Montgomery was photographed countless times, as any on-line image search reveals. But given his fame and status, he was occasionally portrayed in oils. Most of the ones I found on the Web are shown below. As best I can tell, several -- perhaps most -- used photographic references rather than having been done from life. This was because most were painted during World War 2 when he was extremely busy on campaigns or involved in D-Day preparations. Also, they all depict Monty 1943-1945 -- at essentially the same age.
Reference photo by the famed Karsh of Ottawa.
Montgomery was known for having piercing blue eyes, but this portrait ignores that feature.
More of a sketch than a formal portrait.
An Impressionist-style portrait.
Here his eyes dominate.
Another sketchy portrait, but by a famous artist.
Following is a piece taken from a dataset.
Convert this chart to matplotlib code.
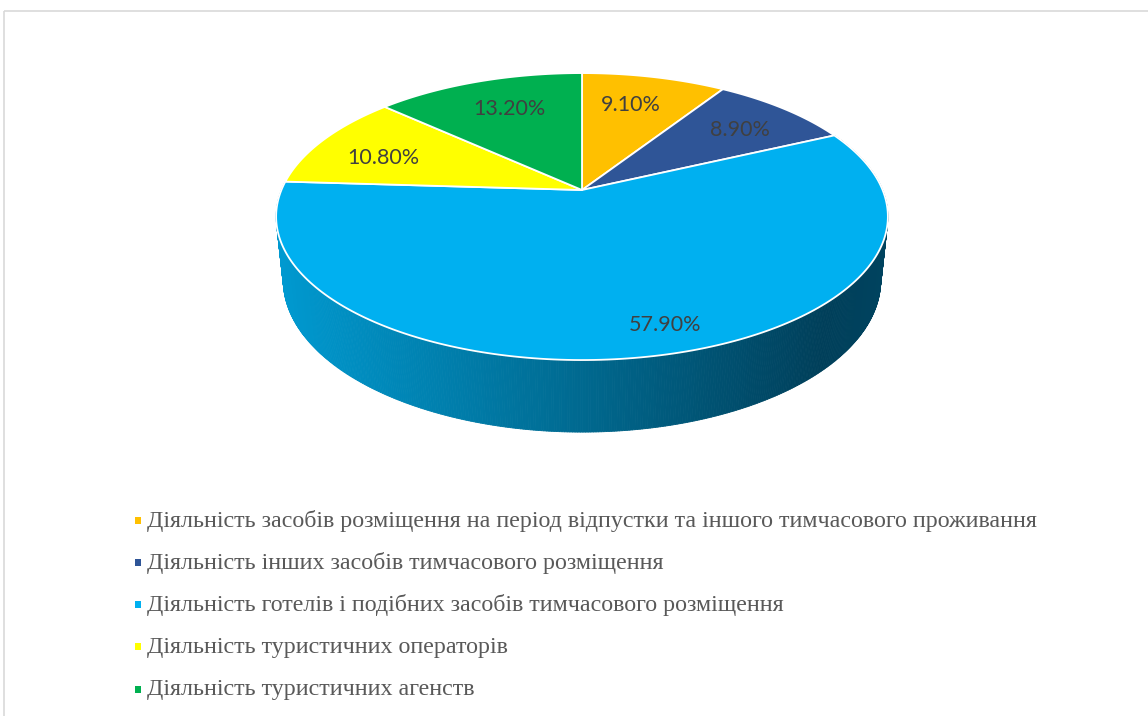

John had enough in the way of reputation and connections that it's possible Monty might have sat for him.
Gunn was another well-known artist, and Montgomery might have sat for him as well. Generals in the British and American armies were allowed to deviate from regulation attire, and Monty notoriously wore sweaters and corduroy trousers. Here his attire is different from that, but still informal. I cannot positively identify the medal ribbon on his chest.
This pleasing portrait might have been painted after the German surrender in May of that year.
Painted before Monty died, but based on photos by the skilled painter-illustrator Cuneo. This was commissioned for the UK Defense Academy.